Tell how many lines contain the word "this". Reply with the number only.
──────── Source records
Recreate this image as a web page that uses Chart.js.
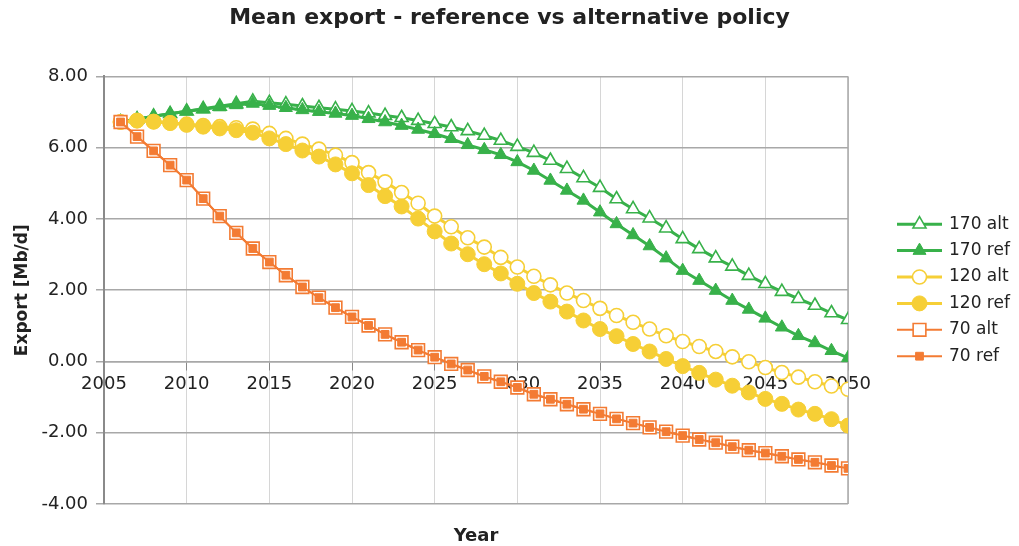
<!DOCTYPE html>
<html>
<head>
<meta charset="utf-8">
<script src="https://cdn.jsdelivr.net/npm/chart.js@4.4.1/dist/chart.umd.min.js"></script>
<style>
html,body{margin:0;padding:0;background:#fff}
</style>
</head>
<body>
<canvas id="c" width="1019" height="546"></canvas>
<script>
const years=[2006,2007,2008,2009,2010,2011,2012,2013,2014,2015,2016,2017,2018,2019,2020,2021,2022,2023,2024,2025,2026,2027,2028,2029,2030,2031,2032,2033,2034,2035,2036,2037,2038,2039,2040,2041,2042,2043,2044,2045,2046,2047,2048,2049,2050];
const alt170=[6.72,6.80,6.88,6.95,7.02,7.09,7.16,7.23,7.30,7.26,7.22,7.17,7.12,7.08,7.03,6.97,6.90,6.84,6.76,6.67,6.58,6.47,6.34,6.20,6.03,5.86,5.64,5.41,5.15,4.88,4.56,4.28,4.02,3.74,3.44,3.16,2.90,2.67,2.41,2.18,1.96,1.76,1.57,1.36,1.17];
const ref170=[6.72,6.80,6.88,6.95,7.02,7.08,7.14,7.20,7.24,7.18,7.12,7.06,7.01,6.96,6.90,6.81,6.72,6.62,6.51,6.39,6.25,6.08,5.94,5.80,5.60,5.36,5.08,4.80,4.52,4.19,3.86,3.55,3.24,2.90,2.55,2.27,1.99,1.71,1.46,1.21,0.96,0.72,0.52,0.30,0.10];
const alt120=[6.72,6.76,6.73,6.70,6.66,6.62,6.59,6.56,6.52,6.40,6.26,6.10,5.96,5.79,5.58,5.30,5.04,4.74,4.44,4.08,3.78,3.47,3.21,2.92,2.65,2.39,2.15,1.92,1.71,1.49,1.29,1.10,0.91,0.72,0.56,0.42,0.28,0.13,-0.01,-0.17,-0.31,-0.44,-0.57,-0.69,-0.78];
const ref120=[6.72,6.76,6.73,6.69,6.64,6.59,6.54,6.49,6.42,6.26,6.10,5.92,5.75,5.53,5.28,4.95,4.64,4.35,4.01,3.65,3.31,3.01,2.73,2.47,2.18,1.92,1.68,1.40,1.15,0.91,0.71,0.49,0.28,0.07,-0.13,-0.32,-0.51,-0.68,-0.87,-1.05,-1.19,-1.35,-1.47,-1.62,-1.80];
const alt70=[6.72,6.31,5.91,5.51,5.09,4.57,4.08,3.61,3.17,2.79,2.42,2.09,1.79,1.51,1.25,1.01,0.76,0.54,0.32,0.12,-0.07,-0.24,-0.42,-0.57,-0.73,-0.92,-1.06,-1.20,-1.34,-1.47,-1.61,-1.73,-1.85,-1.97,-2.08,-2.19,-2.28,-2.39,-2.49,-2.57,-2.66,-2.75,-2.83,-2.92,-3.00];
const ref70=[6.72,6.31,5.91,5.51,5.09,4.57,4.08,3.61,3.17,2.79,2.42,2.09,1.79,1.51,1.25,1.01,0.76,0.54,0.32,0.12,-0.07,-0.24,-0.42,-0.57,-0.73,-0.92,-1.06,-1.20,-1.34,-1.47,-1.61,-1.73,-1.85,-1.97,-2.08,-2.19,-2.28,-2.39,-2.49,-2.57,-2.66,-2.75,-2.83,-2.92,-3.00];
const seriesNames=['170 alt','170 ref','120 alt','120 ref','70 alt','70 ref'];
const xTicks=[2005,2050,5];
const yTicks=[-4,8,2];

const GREEN='#38b14a',YELLOW='#f6cf36',ORANGE='#f37b33';
const FONT='"DejaVu Sans", Verdana, sans-serif';

const pts=v=>years.map((yr,i)=>({x:yr,y:v[i]}));
function ds(label,vals,color,style,radius,hollow,lw,order){
  return {label:label,data:pts(vals),borderColor:color,borderWidth:lw,
    pointStyle:style,pointRadius:radius,pointBorderColor:color,pointBorderWidth:hollow?1.6:1,
    pointBackgroundColor:hollow?'#ffffff':color,pointHoverRadius:radius,
    tension:0,fill:false,order:order};
}

function marker(ctx,style,x,y,r,bg,fg,bw){
  ctx.beginPath();
  if(style==='triangle'){
    let a=0;
    ctx.moveTo(x+Math.sin(a)*r,y-Math.cos(a)*r);
    a+=Math.PI*2/3;ctx.lineTo(x+Math.sin(a)*r,y-Math.cos(a)*r);
    a+=Math.PI*2/3;ctx.lineTo(x+Math.sin(a)*r,y-Math.cos(a)*r);
    ctx.closePath();
  }else if(style==='circle'){
    ctx.arc(x,y,r,0,Math.PI*2);
  }else{
    const s=Math.SQRT1_2*r;ctx.rect(x-s,y-s,2*s,2*s);
  }
  ctx.fillStyle=bg;ctx.fill();
  ctx.lineWidth=bw;ctx.strokeStyle=fg;ctx.stroke();
}

// legend on the right: line + marker + name, like the spreadsheet one
const sideLegend={id:'sideLegend',afterDraw(chart){
  const {ctx,chartArea:a}=chart;
  const list=chart.data.datasets;
  const gap=26.4,mid=(a.top+a.bottom)/2;
  ctx.save();
  list.forEach((d,i)=>{
    const y=mid+(i-(list.length-1)/2)*gap;
    const x0=a.right+49,x1=a.right+94;
    ctx.strokeStyle=d.borderColor;ctx.lineWidth=d.borderWidth;
    ctx.beginPath();ctx.moveTo(x0,y);ctx.lineTo(x1,y);ctx.stroke();
    marker(ctx,d.pointStyle,(x0+x1)/2,y,d.pointRadius,d.pointBackgroundColor,d.borderColor,d.pointBorderWidth);
    ctx.fillStyle='#222';ctx.font='17px '+FONT;ctx.textBaseline='middle';ctx.textAlign='left';
    ctx.fillText(d.label,a.right+101,y);
  });
  // x axis title, centred under the plot
  ctx.fillStyle='#222';ctx.font='bold 18px '+FONT;ctx.textAlign='center';ctx.textBaseline='middle';
  ctx.fillText('Year',(a.left+a.right)/2,a.bottom+32);
  ctx.restore();
}};
const frame={id:'frame',beforeDatasetsDraw(chart){
  const {ctx,chartArea:a}=chart;
  ctx.save();ctx.strokeStyle='#a8a8a8';ctx.lineWidth=1.5;
  ctx.beginPath();ctx.moveTo(a.right,a.top);ctx.lineTo(a.right,a.bottom);ctx.stroke();
  ctx.restore();
}};

new Chart(document.getElementById('c'),{
  type:'line',
  data:{datasets:[
    ds(seriesNames[0],alt170,GREEN,'triangle',7.5,true,3,6),
    ds(seriesNames[1],ref170,GREEN,'triangle',7.5,false,3,5),
    ds(seriesNames[2],alt120,YELLOW,'circle',7,true,3,4),
    ds(seriesNames[3],ref120,YELLOW,'circle',7.5,false,3,3),
    ds(seriesNames[4],alt70,ORANGE,'rect',9,true,2,2),
    ds(seriesNames[5],ref70,ORANGE,'rect',5.5,false,2,1)
  ]},
  options:{
    responsive:false,animation:false,
    events:[],
    layout:{padding:{left:0,right:0,top:0,bottom:42}},
    plugins:{
      legend:{display:false},
      tooltip:{enabled:false},
      title:{display:true,text:'Mean export - reference vs alternative policy',color:'#222',
        font:{family:FONT,size:22,weight:'bold'},padding:{top:5,bottom:45}}
    },
    scales:{
      x:{type:'linear',position:{y:0},min:xTicks[0],max:xTicks[1],
        afterFit(s){s.height=0;},
        ticks:{stepSize:xTicks[2],color:'#222',font:{family:FONT,size:18},padding:4,
          maxRotation:0,callback:v=>String(v)},
        grid:{color:'#d6d6d6',lineWidth:1,tickLength:8,tickColor:'#888'},
        border:{color:'#a8a8a8',width:1.5}},
      y:{min:yTicks[0],max:yTicks[1],
        afterFit(s){s.width=104;},
        ticks:{stepSize:yTicks[2],color:'#222',font:{family:FONT,size:18},padding:8,
          callback:v=>v.toFixed(2)},
        grid:{color:'#a8a8a8',lineWidth:1.5,tickLength:8},
        border:{color:'#8a8a8a',width:2},
        title:{display:true,text:'Export [Mb/d]',color:'#222',
          font:{family:FONT,size:17,weight:'bold'},padding:{top:12,bottom:0}}},
      // empty right-hand box that keeps room for the legend
      side:{position:'right',display:true,afterFit(s){s.width=171;},
        ticks:{display:false},grid:{display:false},border:{display:false}}
    }
  },
  plugins:[frame,sideLegend]
});
</script>
</body>
</html>
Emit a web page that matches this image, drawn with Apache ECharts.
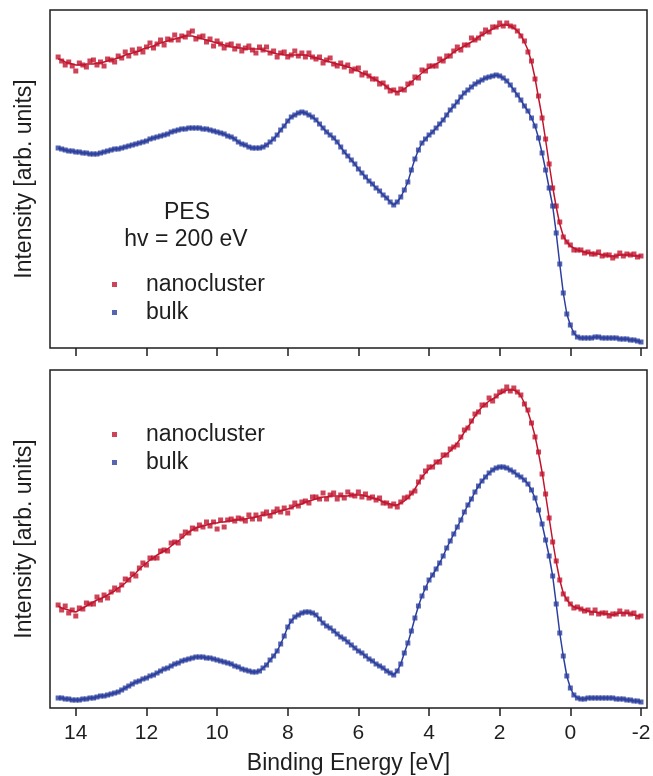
────────────────
* **Written solution**:
2